Machine Production

Machine Production

 

a historical stage in the development of social production in which the instruments of labor are machines. Machine production represented the material basis for the development of capitalism. It supplanted small-scale, decentralized handicraft production based on manual operations. A break in social relations occurred on this basis, and capitalism replaced feudalism. Under capitalism large-scale machine production was first established, and on this basis the formation of the capitalist mode of production itself was completed.

The material and economic prerequisites for machine production were established by the manufactories. The division of labor in manufacture, involving the use of specialized instruments of labor and specialization of the workers themselves, opened the way for machines to replace manual implements of labor. Craft manufacture was transformed into the capitalist factory on the base of machine technology. Having arisen on the technical base of manufactures, the development of machine production to some degree brought about a revolution in this base itself, creating a technology appropriate to its own mode of production. “Modern industry,” K. Marx wrote, “had therefore itself to take in hand its characteristic instrument of production, the machine, and to construct machines by machines. It was not till it did this, that it built up for itself a fitting technical foundation, and stood on its own feet” (K. Marx and F. Engels, Soch., 2nd ed., vol. 23, p. 396). Large-scale machine production took shape as a result of the industrial revolution, which began in England in the second half of the 18th century and then engulfed the other countries of Western Europe and also Russia and the United States.

Under large-scale machine production the cooperative element of the labor process becomes a necessity dictated by the nature of the means of labor itself. There is a deepening of the division of labor both within each individual enterprise and in society as a whole, and the concentration of means of production and work force increases enormously. Labor to manage and organize production becomes a technical necessity.

The development of machine production accelerated the disintegration and supplanting of precapitalist economic forms, promoted the expansion and establishment of the supremacy of capitalist production relations, and brought about qualitative changes in productive forces, essentially turning them into social productive forces. But by causing colossal growth in social production and raising labor productivity, capitalist production led to an exacerbation of the antagonistic contradictions characteristic of capitalism and particularly of the basic contradiction of capitalism: that between the social nature of production and the private capital form of appropriation. With the development of machine production the scale of capital accumulation increased and the size of the proletariat grew absolutely. At the same time the growth of the organic composition of capital caused a relative reduction in the demand for labor, an enlargement of the army of unemployed, a relative worsening of material condition, and poverty among the working masses.

The most recent stage in the historical development of capitalist machine production is related to the present scientific and technological revolution. The enormous capabilities offered by machine production in its present stage for raising labor productivity and increasing the material wealth of society are in irresolvable contradiction with capitalist production relations. This contradiction manifests itself in the unevenness of technical progress, the growth of militarization of the economy, chronic unemployment, and an inadequate supply of goods for fairly broad strata of the population.

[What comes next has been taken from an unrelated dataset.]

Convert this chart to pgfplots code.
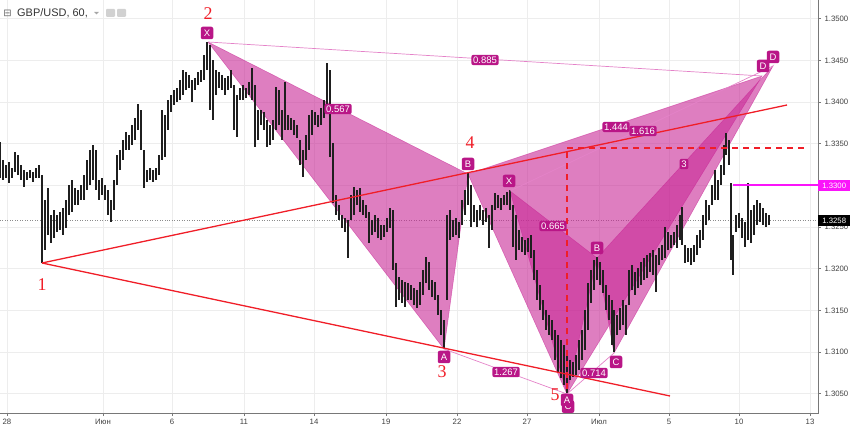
\documentclass[border=0pt]{standalone}
\usepackage{pgfplots}
\pgfplotsset{compat=1.18}
\usepackage{pgfplotstable}
\usepackage{fontspec}
\setmainfont{Liberation Sans}
\newfontfamily\serifnum{Liberation Serif}
\newfontfamily\dejavu{DejaVu Sans}
\definecolor{pat}{RGB}{200,40,150}
\definecolor{patlbl}{RGB}{185,22,135}
\definecolor{patline}{RGB}{228,130,200}
\definecolor{tvred}{RGB}{240,30,40}
\definecolor{tvmag}{RGB}{250,20,250}
\definecolor{axgray}{RGB}{120,120,120}
\pgfplotstableread{
x hi lo
0 1.33521 1.33089
3 1.33305 1.33065
6 1.33245 1.33089
9 1.33281 1.33029
12 1.33209 1.33089
15 1.33401 1.33161
18 1.33365 1.33125
21 1.33245 1.33065
24 1.33185 1.32981
27 1.33161 1.33065
30 1.33185 1.33089
33 1.33161 1.33041
36 1.33209 1.33089
39 1.33245 1.33089
42 1.33125 1.32069
45 1.32825 1.32225
48 1.32969 1.32405
51 1.32645 1.32309
54 1.32705 1.32369
57 1.32645 1.32441
60 1.32681 1.32465
63 1.32729 1.32405
66 1.32825 1.32489
69 1.33005 1.32645
72 1.33065 1.32681
75 1.32969 1.32765
78 1.32945 1.32765
81 1.33005 1.32825
84 1.33125 1.32825
87 1.33305 1.32945
90 1.33425 1.33005
93 1.33485 1.33065
96 1.33425 1.32945
99 1.33065 1.32825
102 1.33089 1.32885
105 1.33005 1.32825
108 1.32945 1.32645
111 1.32825 1.32561
114 1.33065 1.32705
117 1.33365 1.33005
120 1.33425 1.33185
123 1.33545 1.33305
126 1.33641 1.33425
129 1.33605 1.33425
132 1.33725 1.33485
135 1.33809 1.33545
138 1.33977 1.33665
141 1.33905 1.33425
144 1.33425 1.32969
147 1.33185 1.33041
150 1.33209 1.33065
153 1.33185 1.33041
156 1.33209 1.33065
159 1.33365 1.33125
162 1.33905 1.33305
165 1.33845 1.33341
168 1.34025 1.33665
171 1.34085 1.33881
174 1.34145 1.33965
177 1.34169 1.34001
180 1.34265 1.34025
183 1.34385 1.34085
186 1.34361 1.34145
189 1.34325 1.34169
192 1.34265 1.34001
195 1.34289 1.34145
198 1.34361 1.34205
201 1.34385 1.34241
204 1.34565 1.34265
207 1.34721 1.34385
210 1.34685 1.33905
213 1.34505 1.33785
216 1.34385 1.34085
219 1.34361 1.34169
222 1.34325 1.34145
225 1.34289 1.34085
228 1.34313 1.34145
231 1.34385 1.34169
234 1.34205 1.33665
237 1.34085 1.33581
240 1.34169 1.34025
243 1.34205 1.34025
246 1.34169 1.34049
249 1.34241 1.34085
252 1.34409 1.34025
255 1.34205 1.33461
258 1.33905 1.33545
261 1.33905 1.33725
264 1.33881 1.33665
267 1.33785 1.33461
270 1.33725 1.33485
273 1.33785 1.33545
276 1.34181 1.33665
279 1.34145 1.33725
282 1.33905 1.33545
285 1.34241 1.33665
288 1.33845 1.33665
291 1.33809 1.33665
294 1.33785 1.33605
297 1.33725 1.33569
300 1.33545 1.33245
303 1.33425 1.33101
306 1.33605 1.33305
309 1.33845 1.33425
312 1.33905 1.33605
315 1.33881 1.33725
318 1.33845 1.33701
321 1.33929 1.33725
324 1.34025 1.33809
327 1.34469 1.33905
330 1.34385 1.33341
333 1.33509 1.32789
336 1.32885 1.32645
339 1.32765 1.32585
342 1.32645 1.32489
345 1.32609 1.32441
348 1.32585 1.32129
351 1.32885 1.32585
354 1.32981 1.32645
357 1.32945 1.32765
360 1.32969 1.32681
363 1.32825 1.32645
366 1.32765 1.32609
369 1.32681 1.32309
372 1.32585 1.32405
375 1.32645 1.32441
378 1.32609 1.32369
381 1.32525 1.32345
384 1.32525 1.32381
387 1.32609 1.32441
390 1.32729 1.32489
393 1.32705 1.31985
396 1.32069 1.31541
399 1.31901 1.31625
402 1.31865 1.31589
405 1.31841 1.31541
408 1.31829 1.31625
411 1.31805 1.31625
414 1.31769 1.31565
417 1.31745 1.31529
420 1.31841 1.31565
423 1.31985 1.31685
426 1.32141 1.31829
429 1.32081 1.31745
432 1.31865 1.31661
435 1.31841 1.31625
438 1.31685 1.31445
441 1.31505 1.31205
444 1.31385 1.31049
447 1.32645 1.31625
450 1.32705 1.32345
453 1.32585 1.32381
456 1.32609 1.32405
459 1.32561 1.32369
462 1.32825 1.32525
465 1.32945 1.32645
468 1.33149 1.32765
471 1.33005 1.32501
474 1.32765 1.32561
477 1.32705 1.32501
480 1.32765 1.32585
483 1.32705 1.32525
486 1.32729 1.32561
489 1.32645 1.32249
492 1.32765 1.32465
495 1.32909 1.32705
498 1.32885 1.32729
501 1.32849 1.32705
504 1.32885 1.32765
507 1.32921 1.32765
510 1.32945 1.32705
513 1.32765 1.32261
516 1.32645 1.32105
519 1.32465 1.32225
522 1.32381 1.32201
525 1.32345 1.32165
528 1.32369 1.32201
531 1.32405 1.32129
534 1.32225 1.31865
537 1.31985 1.31625
540 1.31805 1.31505
543 1.31625 1.31385
546 1.31505 1.31265
549 1.31445 1.31205
552 1.31385 1.31145
555 1.31265 1.30905
558 1.31205 1.30761
561 1.31145 1.30689
564 1.31085 1.30605
567 1.30965 1.30509
570 1.30905 1.30665
573 1.30881 1.30701
576 1.30965 1.30725
579 1.31145 1.30785
582 1.31265 1.30905
585 1.31505 1.31025
588 1.31829 1.31265
591 1.31985 1.31589
594 1.32105 1.31745
597 1.32141 1.31865
600 1.32081 1.31805
603 1.31985 1.31709
606 1.31805 1.31505
609 1.31685 1.31385
612 1.31625 1.31085
614 1.31505 1.31001
617 1.31445 1.31205
620 1.31529 1.31265
623 1.31625 1.31325
626 1.31565 1.31205
629 1.31985 1.31565
632 1.32045 1.31745
635 1.31961 1.31685
638 1.32009 1.31769
641 1.32081 1.31805
644 1.32129 1.31865
647 1.32165 1.31889
650 1.32189 1.31961
653 1.32225 1.31925
656 1.32165 1.31721
659 1.32249 1.32045
662 1.32285 1.32105
665 1.32501 1.32129
668 1.32441 1.32225
671 1.32405 1.32249
674 1.32441 1.32285
677 1.32525 1.32249
680 1.32645 1.32345
682 1.32741 1.32285
685 1.32285 1.32069
688 1.32249 1.32081
691 1.32249 1.32045
694 1.32285 1.32081
697 1.32405 1.32165
700 1.32465 1.32249
703 1.32645 1.32345
706 1.32825 1.32525
709 1.32765 1.32585
712 1.33005 1.32765
715 1.33185 1.32825
718 1.33065 1.32825
721 1.33245 1.33005
724 1.33485 1.33125
726 1.33629 1.33365
729 1.33545 1.33245
731 1.33029 1.32105
733 1.32405 1.31925
736 1.32645 1.32441
739 1.32669 1.32489
742 1.32609 1.32369
745 1.32561 1.32261
748 1.33029 1.32345
751 1.32705 1.32309
754 1.32765 1.32405
757 1.32825 1.32525
760 1.32789 1.32561
763 1.32729 1.32525
766 1.32669 1.32501
769 1.32645 1.32525
}\bars
\tikzset{
  lbl/.style={fill=patlbl, text=white, rounded corners=2bp, inner sep=1.8bp, font=\fontsize{9.5}{10}\selectfont},
  ltr/.style={lbl, minimum width=12.5bp, minimum height=12.5bp, inner sep=0.5bp},
  rnum/.style={text=tvred, font=\serifnum\fontsize{18}{18}\selectfont},
}
\begin{document}
\begin{tikzpicture}
\useasboundingbox (0,0) rectangle (850bp,427bp);
\begin{axis}[
  at={(0,14bp)}, anchor=south west,
  scale only axis, width=818bp, height=413bp,
  xmin=0, xmax=818, ymin=1.30269, ymax=1.35225,
  axis line style={draw=none},
  xtick pos=bottom, ytick pos=right, yticklabel pos=right,
  xtick={7,103,172,244,314,386,457,527,599,669,739,810},
  xticklabels={28,Июн,6,11,14,19,22,27,Июл,5,10,13},
  ytick={1.305,1.31,1.315,1.32,1.325,1.33,1.335,1.34,1.345,1.35},
  yticklabels={1.3050,1.3100,1.3150,1.3200,1.3250,{},1.3350,1.3400,1.3450,1.3500},
  grid=major, major grid style={draw=black!7, line width=0.6bp},
  tick align=outside, major tick length=3bp,
  tick style={draw=axgray, line width=0.5bp},
  ticklabel style={font=\fontsize{7.8}{9}\selectfont, text=black!75},
  clip=false,
]
% frame lines
\draw[axgray, line width=0.8bp] (rel axis cs:0,0) -- (rel axis cs:1,0) -- (rel axis cs:1,1);
% last price line
\addplot[draw=black!45, dotted, line width=0.5bp] coordinates {(0,1.3258) (818,1.3258)};
% pattern 1 fills
\addplot[fill=pat, fill opacity=0.6, draw=pat, draw opacity=0.6, line width=0.5bp]
  coordinates {(208,1.34721) (444,1.31037) (468,1.33137) (208,1.34721)};
\addplot[fill=pat, fill opacity=0.6, draw=pat, draw opacity=0.6, line width=0.5bp]
  coordinates {(468,1.33137) (567,1.30497) (762,1.34313) (468,1.33137)};
% pattern 2 fills
\addplot[fill=pat, fill opacity=0.6, draw=pat, draw opacity=0.6, line width=0.5bp]
  coordinates {(510,1.32933) (567,1.30497) (597,1.32129) (510,1.32933)};
\addplot[fill=pat, fill opacity=0.6, draw=pat, draw opacity=0.6, line width=0.5bp]
  coordinates {(597,1.32129) (614,1.30989) (773,1.34433) (597,1.32129)};
% price bars (low to high)
\addplot[draw=none, mark=none, error bars/.cd, y dir=plus, y explicit, error mark=none,
  error bar style={draw=black!88, line width=1.5bp}]
  table[x=x, y=lo, y error plus expr=\thisrow{hi}-\thisrow{lo}] {\bars};
% magenta level
\addplot[draw=tvmag, line width=2bp, mark=none] coordinates {(733,1.3300) (818,1.3300)};
% thin ratio lines
\addplot[draw=patline, line width=0.7bp] coordinates {(208,1.34721) (762,1.34313)};
\addplot[draw=patline, line width=0.7bp] coordinates {(444,1.31037) (567,1.30497)};
\addplot[draw=patline, line width=0.7bp] coordinates {(510,1.32933) (773,1.34433)};
\addplot[draw=patline, line width=0.7bp] coordinates {(567,1.30497) (614,1.30989)};
% red trend lines
\addplot[draw=tvred, line width=1.3bp] coordinates {(42,1.32069) (787,1.33965)};
\addplot[draw=tvred, line width=1.3bp] coordinates {(42,1.32069) (670,1.30473)};
\addplot[draw=tvred, line width=1.2bp, dash pattern=on 6bp off 5bp] coordinates {(567,1.30425) (567,1.33449)};
\addplot[draw=tvred, line width=1.2bp, dash pattern=on 6bp off 5bp] coordinates {(567,1.33449) (808,1.33449)};
% red wave numbers
\node[rnum] at (axis cs:42,1.31805) {1};
\node[rnum] at (axis cs:208,1.35057) {2};
\node[rnum] at (axis cs:442,1.30761) {3};
\node[rnum] at (axis cs:470,1.33509) {4};
\node[rnum] at (axis cs:555,1.30485) {5};
% pattern point labels
\node[ltr] at (axis cs:207,1.34829) {X};
\node[ltr] at (axis cs:468,1.33257) {B};
\node[ltr] at (axis cs:444,1.30941) {A};
\node[ltr] at (axis cs:509,1.33053) {X};
\node[ltr] at (axis cs:597,1.32249) {B};
\node[ltr] at (axis cs:616,1.30881) {C};
\node[ltr] at (axis cs:568,1.30345) {C};
\node[ltr] at (axis cs:567,1.30425) {A};
\node[ltr] at (axis cs:763,1.34433) {D};
\node[ltr] at (axis cs:773,1.34541) {D};
% ratio labels
\node[lbl] at (axis cs:338,1.33917) {0.567};
\node[lbl] at (axis cs:485,1.34505) {0.885};
\node[lbl] at (axis cs:506,1.30761) {1.267};
\node[lbl] at (axis cs:553,1.32513) {0.665};
\node[lbl] at (axis cs:594,1.30749) {0.714};
\node[lbl] at (axis cs:616,1.33701) {1.444};
\node[lbl] at (axis cs:643,1.33653) {1.616};
\node[lbl] at (axis cs:684,1.33257) {3};
% price scale labels
\node[fill=tvmag, text=white, anchor=west, inner sep=1.5bp, minimum width=32bp, minimum height=11bp, font=\fontsize{7.8}{9}\selectfont] at (axis cs:818,1.3300) {1.3300};
\node[fill=black, text=white, anchor=west, inner sep=1.5bp, minimum width=32bp, minimum height=11bp, font=\fontsize{7.8}{9}\selectfont] at (axis cs:818,1.3258) {1.3258};
\end{axis}
% title
\node[anchor=center, text=black!60, font=\dejavu\fontsize{10}{10}\selectfont] at (7.5bp,414bp) {⊟};
\node[anchor=west, text=black!80, inner sep=0pt, font=\fontsize{11}{12}\selectfont] at (17bp,414bp) {GBP/USD, 60,};
\fill[black!35] (94bp,415bp) -- (99bp,415bp) -- (96.5bp,412.5bp) -- cycle;
\fill[black!18, rounded corners=1bp] (106bp,410bp) rectangle (115bp,418bp);
\fill[black!18, rounded corners=1bp] (117bp,410bp) rectangle (126bp,418bp);
\end{tikzpicture}
\end{document}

Large-scale machine production, which was created and developed under capitalism and reached its highest level under conditions of state-monopoly capitalism, is the material prerequisite for socialism. Historically, socialism inherits large-scale machine production, destroying its capitalist form and liberating it from the contradictions and disproportions engendered by the private capital form of appropriation of the results of social labor.

After the proletariat has taken political power, socialist production relations are formed on the basis of large-scale machine production. In those countries where machine production is not the universal economic form, a material-technical base appropriate to socialism is created after the proletariat has taken power. In these countries industrialization is an essential condition for the successful construction of socialism.